Does communication between the service and the Connector use HTTP?
Yes, BlueXP classification communicates with the BlueXP Connector using HTTP.
What about secure sites without internet access?
Yes, that's also supported. You can deploy the Connector on an on-premises Linux host that doesn't have internet access. This is also known as "Private mode". Then you can discover on-premises ONTAP clusters and other local data sources and scan the data using BlueXP classification.
BlueXP classification deployment
The following questions relate to the separate BlueXP classification instance.
What deployment models does BlueXP classification support?
BlueXP allows the user to scan and report on systems virtually anywhere, including on-premises, cloud, and hybrid environments. BlueXP classification is normally deployed using a SaaS model, in which the service is enabled via the BlueXP interface and requires no hardware or software installation. Even in this click-and-run deployment mode, data management can be done regardless of whether the data stores are on premises or in the public cloud.
What type of instance or VM is required for BlueXP classification?
When deployed in the cloud:
-
In AWS, BlueXP classification runs on an m6i.4xlarge instance with a 500 GiB GP2 disk. You can select a smaller instance type during deployment.
-
In Azure, BlueXP classification runs on a Standard_D16s_v3 VM with a 500 GiB disk.
-
In GCP, BlueXP classification runs on an n2-standard-16 VM with a 500 GiB Standard persistent disk.
Can I deploy the BlueXP classification on my own host?
Yes.
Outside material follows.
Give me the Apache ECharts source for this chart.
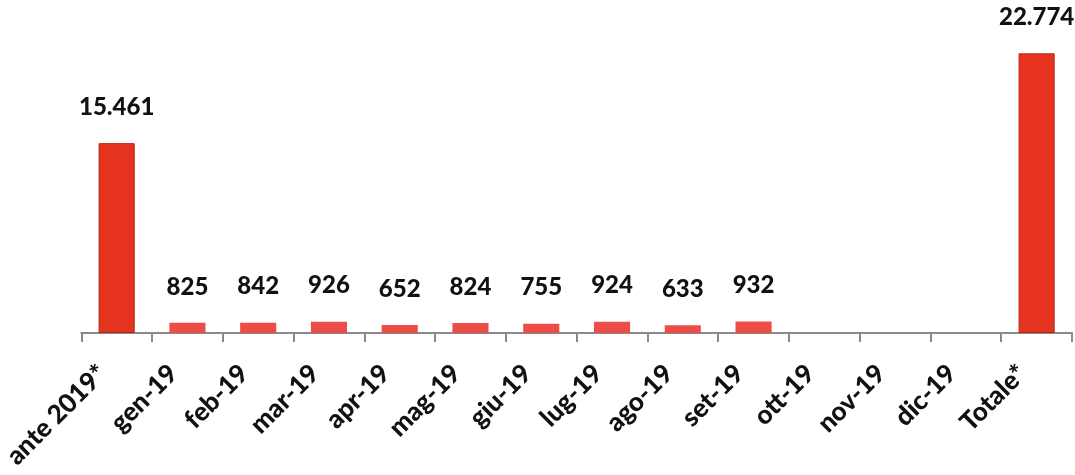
<!DOCTYPE html>
<html>
<head>
<meta charset="utf-8">
<script src="https://cdn.jsdelivr.net/npm/echarts@6/dist/echarts.min.js"></script>
<style>html,body{margin:0;padding:0;background:#fff;}#c{width:1075px;height:475px;}</style>
</head>
<body>
<div id="c"></div>
<script>
const categories = ['ante 2019*','gen-19','feb-19','mar-19','apr-19','mag-19','giu-19','lug-19','ago-19','set-19','ott-19','nov-19','dic-19','Totale*'];
const values = [15461, 825, 842, 926, 652, 824, 755, 924, 633, 932, null, null, null, 22774];
const totalCategories = ['ante 2019*','Totale*'];

const chart = echarts.init(document.getElementById('c'), null, {renderer:'canvas'});
const fmt = v => v == null ? '' : v.toLocaleString('it-IT').replace(/,/g,'.');
const big = {color: '#e5331f', borderColor: '#b0281a', borderWidth: 1};
const small = {color: '#ee4c46', borderColor: '#ee4c46', borderWidth: 0};
const data = values.map((v, i) => ({
  value: v,
  itemStyle: totalCategories.includes(categories[i]) ? big : small
}));
chart.setOption({
  animation: false,
  backgroundColor: '#ffffff',
  grid: {left: 80, right: 3, top: 26, bottom: 142, containLabel: false},
  xAxis: {
    type: 'category',
    data: categories,
    axisLine: {lineStyle: {color: '#8a8a8a', width: 2}},
    axisTick: {show: true, length: 9, lineStyle: {color: '#8a8a8a', width: 2}},
    axisLabel: {rotate: 45, interval: 0, margin: 22, padding: [0, 20, 0, 0], color: '#111', fontSize: 26, fontWeight: 900, fontFamily: 'Lato'}
  },
  yAxis: {
    type: 'value', min: 0, max: 25000, show: false,
    splitLine: {show: false}
  },
  series: [{
    type: 'bar',
    data: data,
    barWidth: '51%',
    label: {
      show: true, position: 'top', distance: 24,
      color: '#111', fontSize: 24, fontWeight: 900, fontFamily: 'Lato',
      formatter: p => fmt(p.value)
    }
  }]
});
</script>
</body>
</html>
You can install BlueXP classification software on a Linux host that has internet access in your network or in the cloud. Everything works the same and you continue to manage your scan configuration and results through BlueXP. See Deploying BlueXP classification on premises for system requirements and installation details.
What about secure sites without internet access?
Yes, that's also supported. You can deploy BlueXP classification in an on-premises site that doesn't have internet access for completely secure sites.